The Second Circuit Clarifies the “Common Legal Enterprise” Doctrine
November 2015In a recent decision, the Court of Appeals for the Second Circuit found that certain documents sought by the IRS pursuant to a summons were protected from disclosure under the tax practitioner privilege and the work product doctrine. In particular, the Second Circuit found that there had been no waiver of the tax practitioner privilege when documents sought by the IRS were shared with another party because the taxpayer and that party were engaged in a “common legal enterprise.” As the IRS and taxpayers grow increasingly litigious, taxpayers may wish to consider whether tax opinions and tax memoranda may be shared with third parties in a manner that preserves the privilege under the common legal enterprise doctrine.
Facts of the case
The Schaeffler Group (the “Group”) is an automotive and industrial parts supplier incorporated in Germany. Georg Shaeffler (“Schaeffler”), a U.S. resident, owns an 80 percent interest in the Group. During 2008, the Group made a tender offer to acquire a minority interest in another German company. The tender offer was financed by a consortium of banks (the “Consortium”). Under German corporate law, a tender offer for a minority interest may be effected only by setting an offer price estimated to result in the tender of the desired number of shares (i.e., an offer may not be made to purchase a fixed number of shares).
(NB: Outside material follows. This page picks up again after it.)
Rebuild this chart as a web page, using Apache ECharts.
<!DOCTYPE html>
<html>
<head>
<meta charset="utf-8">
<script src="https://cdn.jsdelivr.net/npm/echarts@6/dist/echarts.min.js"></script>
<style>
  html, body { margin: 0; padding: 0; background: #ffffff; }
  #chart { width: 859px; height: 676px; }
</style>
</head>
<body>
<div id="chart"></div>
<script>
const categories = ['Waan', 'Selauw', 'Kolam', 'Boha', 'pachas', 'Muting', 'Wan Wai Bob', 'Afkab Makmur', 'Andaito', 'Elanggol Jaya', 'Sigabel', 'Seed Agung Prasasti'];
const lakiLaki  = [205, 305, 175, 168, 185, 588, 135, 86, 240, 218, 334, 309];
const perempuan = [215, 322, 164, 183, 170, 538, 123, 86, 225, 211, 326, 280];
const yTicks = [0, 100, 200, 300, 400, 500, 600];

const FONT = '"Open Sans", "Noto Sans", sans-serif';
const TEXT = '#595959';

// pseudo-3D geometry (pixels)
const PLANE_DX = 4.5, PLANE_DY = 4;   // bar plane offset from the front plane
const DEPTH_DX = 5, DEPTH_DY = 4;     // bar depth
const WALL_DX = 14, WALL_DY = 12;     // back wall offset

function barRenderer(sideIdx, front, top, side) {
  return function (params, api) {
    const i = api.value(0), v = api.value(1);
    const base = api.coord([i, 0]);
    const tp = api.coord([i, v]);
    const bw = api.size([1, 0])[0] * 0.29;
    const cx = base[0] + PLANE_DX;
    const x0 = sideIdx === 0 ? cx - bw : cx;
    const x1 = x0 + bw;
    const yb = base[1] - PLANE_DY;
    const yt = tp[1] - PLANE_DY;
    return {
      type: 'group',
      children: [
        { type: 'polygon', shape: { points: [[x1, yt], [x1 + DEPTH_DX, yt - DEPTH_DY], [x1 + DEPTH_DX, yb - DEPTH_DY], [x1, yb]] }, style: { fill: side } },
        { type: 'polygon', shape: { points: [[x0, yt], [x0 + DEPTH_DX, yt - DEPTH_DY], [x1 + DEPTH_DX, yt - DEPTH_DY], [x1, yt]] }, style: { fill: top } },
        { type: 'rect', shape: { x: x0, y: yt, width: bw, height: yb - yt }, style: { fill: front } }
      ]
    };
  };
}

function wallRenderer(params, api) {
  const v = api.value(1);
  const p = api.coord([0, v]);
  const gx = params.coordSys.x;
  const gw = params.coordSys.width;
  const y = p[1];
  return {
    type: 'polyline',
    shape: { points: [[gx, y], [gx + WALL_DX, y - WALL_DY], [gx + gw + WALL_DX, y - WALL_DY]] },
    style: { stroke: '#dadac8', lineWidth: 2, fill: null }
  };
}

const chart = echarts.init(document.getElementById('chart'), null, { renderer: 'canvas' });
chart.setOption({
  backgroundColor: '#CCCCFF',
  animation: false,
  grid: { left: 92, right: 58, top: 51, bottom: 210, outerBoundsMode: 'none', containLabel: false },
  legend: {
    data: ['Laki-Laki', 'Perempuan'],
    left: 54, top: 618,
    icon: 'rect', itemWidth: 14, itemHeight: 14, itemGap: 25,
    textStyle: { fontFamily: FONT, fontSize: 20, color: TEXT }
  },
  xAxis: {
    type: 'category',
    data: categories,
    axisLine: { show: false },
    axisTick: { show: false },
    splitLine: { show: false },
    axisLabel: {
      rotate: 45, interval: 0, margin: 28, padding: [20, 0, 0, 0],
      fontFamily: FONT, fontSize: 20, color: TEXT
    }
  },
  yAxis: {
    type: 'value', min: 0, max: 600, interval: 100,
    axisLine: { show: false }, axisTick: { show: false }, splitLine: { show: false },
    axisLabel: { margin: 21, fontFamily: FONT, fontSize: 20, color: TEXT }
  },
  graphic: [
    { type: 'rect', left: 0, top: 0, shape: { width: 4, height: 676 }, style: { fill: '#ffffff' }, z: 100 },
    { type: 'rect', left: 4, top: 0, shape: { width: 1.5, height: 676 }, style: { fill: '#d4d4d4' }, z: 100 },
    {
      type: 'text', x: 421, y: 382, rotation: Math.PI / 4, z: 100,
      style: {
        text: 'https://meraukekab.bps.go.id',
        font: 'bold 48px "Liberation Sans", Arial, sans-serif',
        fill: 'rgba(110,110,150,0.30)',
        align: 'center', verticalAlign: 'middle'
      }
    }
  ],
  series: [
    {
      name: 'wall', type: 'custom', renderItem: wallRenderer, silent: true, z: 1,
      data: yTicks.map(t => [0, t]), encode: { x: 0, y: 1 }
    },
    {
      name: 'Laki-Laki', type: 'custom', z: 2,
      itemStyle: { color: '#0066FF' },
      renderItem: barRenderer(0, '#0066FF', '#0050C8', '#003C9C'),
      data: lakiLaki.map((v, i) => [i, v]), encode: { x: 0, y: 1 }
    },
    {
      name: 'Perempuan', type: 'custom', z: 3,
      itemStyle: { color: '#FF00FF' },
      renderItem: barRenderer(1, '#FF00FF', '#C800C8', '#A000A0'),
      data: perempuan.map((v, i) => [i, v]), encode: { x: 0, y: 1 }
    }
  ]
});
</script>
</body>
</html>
Two days before the end of the tender period, global stock markets crashed, and 90 percent of the shares of the German target were tendered to the Group. Under German law, the Group could not revoke the offer. As a result, the Group’s solvency was threatened.
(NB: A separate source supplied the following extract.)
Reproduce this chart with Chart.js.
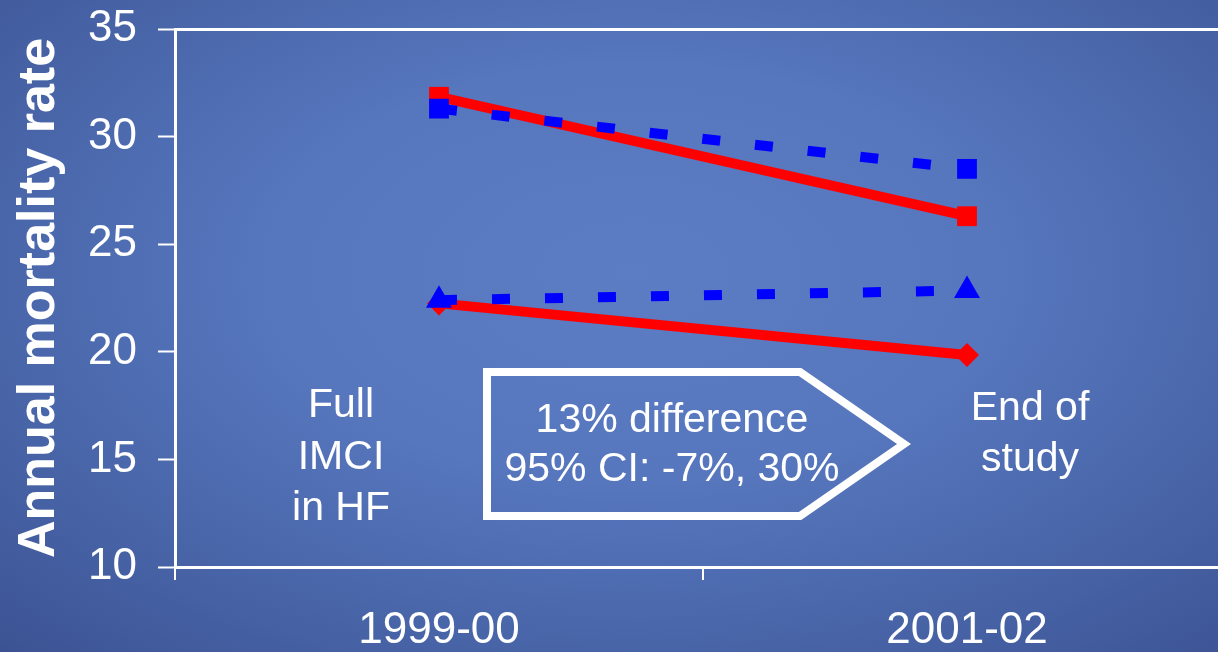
<!DOCTYPE html>
<html>
<head>
<meta charset="utf-8">
<script src="https://cdn.jsdelivr.net/npm/chart.js@4/dist/chart.umd.min.js"></script>
<style>
    html, body { margin: 0; padding: 0; overflow: hidden; }
    body {
        width: 1218px;
        height: 652px;
        background: radial-gradient(ellipse 75% 80% at 52% 42%, #5c7dc4 0%, #5676bd 40%, #4763a6 75%, #3c5393 100%);
    }
    .wrap { position: relative; width: 1246px; height: 652px; }
</style>
</head>
<body>
<div class="wrap"><canvas id="mortChart"></canvas></div>
<script>
// ─── Data ───
const categories = ['1999-00', '2001-02'];
const redSquare = [31.85, 26.3];
const blueSquare = [31.3, 28.5];
const blueTriangle = [22.4, 22.85];
const redDiamond = [22.25, 19.85];
const yTicks = [10, 15, 20, 25, 30, 35];

const FONT = "'Liberation Sans', Arial, sans-serif";
const RED = '#ff0000';
const BLUE = '#0000ff';

// ─── Text boxes on the slide ───
const annotations = {
    id: 'annotations',
    afterDatasetsDraw(chart) {
        const c = chart.ctx;
        c.save();

        // arrow-shaped box
        c.strokeStyle = '#fff';
        c.lineWidth = 8;
        c.lineJoin = 'miter';
        c.beginPath();
        c.moveTo(487, 372);
        c.lineTo(800, 372);
        c.lineTo(904, 444);
        c.lineTo(800, 516);
        c.lineTo(487, 516);
        c.closePath();
        c.stroke();

        c.fillStyle = '#fff';
        c.font = '41px ' + FONT;
        c.textAlign = 'center';
        c.textBaseline = 'middle';

        c.fillText('13% difference', 672, 421);
        c.fillText('95% CI: -7%, 30%', 672, 470);

        c.fillText('Full', 341, 406);
        c.fillText('IMCI', 341, 458);
        c.fillText('in HF', 341, 509);

        c.fillText('End of', 1030, 409);
        c.fillText('study', 1030, 460);

        c.restore();
    }
};

const ctx = document.getElementById('mortChart').getContext('2d');
new Chart(ctx, {
    type: 'line',
    data: {
        labels: categories,
        datasets: [
            {
                data: blueSquare,
                borderColor: BLUE,
                backgroundColor: BLUE,
                borderWidth: 10,
                borderDash: [18, 35],
                pointStyle: 'rect',
                pointRadius: 14,
                pointBorderWidth: 0,
                order: 1
            },
            {
                data: blueTriangle,
                borderColor: BLUE,
                backgroundColor: BLUE,
                borderWidth: 10,
                borderDash: [18, 35],
                pointStyle: 'triangle',
                pointRadius: 15,
                pointBorderWidth: 0,
                order: 1
            },
            {
                data: redSquare,
                borderColor: RED,
                backgroundColor: RED,
                borderWidth: 10,
                pointStyle: 'rect',
                pointRadius: 14,
                pointBorderWidth: 0,
                order: 2
            },
            {
                data: redDiamond,
                borderColor: RED,
                backgroundColor: RED,
                borderWidth: 10,
                pointStyle: 'rectRot',
                pointRadius: 12,
                pointBorderWidth: 0,
                order: 2
            }
        ]
    },
    options: {
        responsive: true,
        maintainAspectRatio: false,
        animation: false,
        events: [],
        layout: { padding: { left: 0, top: 29, right: 9, bottom: 0 } },
        scales: {
            x: {
                offset: true,
                grid: {
                    offset: true,
                    drawOnChartArea: false,
                    tickLength: 13,
                    tickColor: '#fff',
                    lineWidth: 2
                },
                border: { color: '#fff', width: 3 },
                ticks: {
                    color: '#fff',
                    padding: 24,
                    maxRotation: 0,
                    font: { family: FONT, size: 44 }
                },
                afterFit: s => {
                    s.height = 85;
                    s.paddingLeft = 0;
                    s.paddingRight = 0;
                }
            },
            y: {
                min: 10,
                max: 35,
                afterBuildTicks: s => { s.ticks = yTicks.map(v => ({ value: v })); },
                grid: {
                    color: c => (c.tick && c.tick.value === 35 ? '#fff' : 'rgba(0,0,0,0)'),
                    lineWidth: 3,
                    tickLength: 17,
                    tickColor: '#fff',
                    tickWidth: 2
                },
                border: { color: '#fff', width: 3 },
                ticks: {
                    color: '#fff',
                    padding: 21,
                    font: { family: FONT, size: 44 }
                },
                title: {
                    display: true,
                    text: 'Annual mortality rate',
                    color: '#fff',
                    padding: { top: 8, bottom: 0 },
                    font: { family: FONT, size: 52, weight: 'bold' }
                },
                afterFit: s => {
                    s.width = 175;
                    s.paddingTop = 0;
                    s.paddingBottom = 0;
                }
            }
        },
        plugins: {
            legend: { display: false },
            tooltip: { enabled: false }
        }
    },
    plugins: [annotations]
});
</script>
</body>
</html>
These circumstances were the impetus for an agreement between Schaeffler, the Group and the Consortium to enter into various transactions to refinance the debt owing to the Consortium and avoid insolvency for the Group. Due to the “novel and complex” nature of the refinancing, Schaeffler and the Group expected scrutiny from the IRS. A law firm and an accounting firm were retained by the group to advise on the federal income tax consequences of the refinancing and possible future litigation with the IRS concerning the same.
During a subsequent IRS audit of the transactions, the IRS requested documents prepared by the accounting firm that had been shared with the Consortium. The District Court for the Southern District of New York ruled that by sharing the documents prepared by the accounting firm with the Consortium, Schaeffler and the Group had waived the tax practitioner privilege. The District Court also found that certain documents prepared by the accounting firm were not protected under the work-product doctrine.
The Second Circuit’s analysis of “common legal enterprise”
On appeal to the Second Circuit, Schaeffer and the Group argued that there had been no waiver of the tax practitioner privilege because Schaeffer, the Group and the Consortium were engaged in a “common legal enterprise.” The Second Circuit stated the question as “whether the Consortium’s common interest with appellants was of a sufficient legal character to prevent a waiver by the sharing of these communications.”
The Second Circuit concluded that the common legal enterprise doctrine applied to the facts. The court acknowledged that the refinancing and the restructuring had both a commercial component and a tax component.
“Appellants interest was in securing a refinancing. The Consortium’s interest was in funding a refinancing that would protect its earlier investment and would be repaid, goals dependent on the resolution of legal tax issues. The fact that 11 billion Euros of sunken investment and any additional sums advanced in the refinancing were at stake does not render those legal issues ‘commercial,’ and sharing communications relating to those legal issues is not a waiver of the privilege”
The Second Circuit also observed that the parties had agreed that the Group would request a private letter ruling from the IRS on certain tax matters, and, that with regard to tax matters not resolved by the ruling, they would share “certain core tax advice” prepared by the U.S. tax advisors. This provided further evidence of a common legal enterprise in the eyes of the court.
Although the facts of this case are relatively uncommon and the precise boundaries of the common legal enterprise doctrine remain undefined, the reasoning of the Second Circuit may be applicable to other fact patterns. For example, when one party acquires an interest in a company, there may be tax issues of one of the parties to the transaction (or the company itself) that materially affect, either directly or indirectly, the other party or the target company. Accordingly, communications between the parties of otherwise privieged tax opinions and memoranda may not result in a waiver of the privilege in appropriate circumstances. To the extent that the parties wish to share privileged tax sensitive documents, it would appear prudent to enter into a written agreement to share the documents and recite any relevant facts supporting a future claim of the common legal enterprise doctrine.